In case you haven't heard, this month is National Novel Writing Month, also called NaNoWriMo. If you have questions or need help of any sort, visit the link above to the nanowrimo website.
For a number years, I've been under the opinion that the volume of writers has been on the increase, although it appears the number of readers has been on the decrease. Thanks to computers, it is easy to become a writers. Of course, there is more than the declaration. Writing is a very important aspect of being a writer. I suppose that's why nanowrimo is a wonderful way of jumping in head first. Writing a novel is daunting. Writing one in a month is... well even more daunting.
This is also the time of year that the emails arrive, asking me if I'm joining in the fun. I confess, I never have. Oddly, I've always been to busy with writing projects to attempt a novel in a month. Such irony. But that doesn't mean I don't share in the spirit, and even try to write a bit more to share the "pain"? And, as I am writing, editing, and revising presently, I'm in the game, so to speak.

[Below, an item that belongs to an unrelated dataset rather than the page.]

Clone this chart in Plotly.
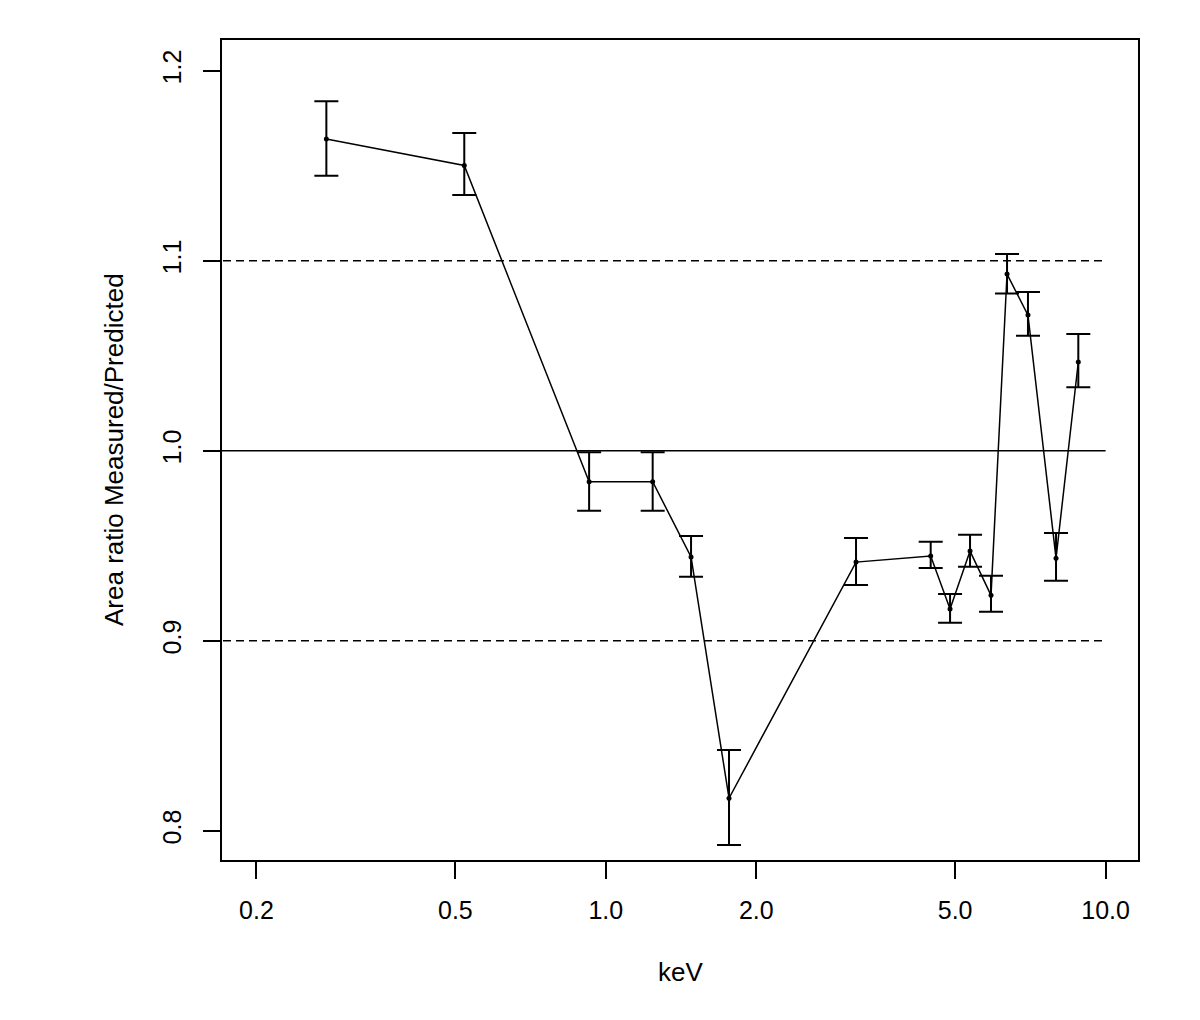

Yes, I did say "game,' because it is a bit of a game. Countless writers spend this month moderately competing against each other for high word counts, each attempting to reach a goal of a novel length manuscript. It is possible. I know a few people who have done it several times. And I know many, many people who have almost accomplished it and ended up well on their way to finishing a novel. So why not give it a shot? Grab a web word counter, and even if you don't write a novel, see how many words you can write this month. Oh, and don't forget to read! Those who write, do read. And those who read, often write. It's a great way to learn, and it is one of the oldest methods of building writing skills: reading and writing.
Even though it probably isn't needed, I'm going to offer my favorite starting point. Of course, it varies for every person. There is no uniform system of "how to write" (even if there are published books explaining the process). In the end, only the writer and determine the best method and approach. As for me, I like to start with three things:
- Narrator: The person actually writing the story - that's not the writer, it is an invented voice/person.
- Character(s): Grab a handful and place them in a conflicting situation. Conflict leads to story. It can even be characters in conflict with each other.
- Plot: The general purpose or movement of the story. Chase? Mystery? Exploration? Adventure? Murder?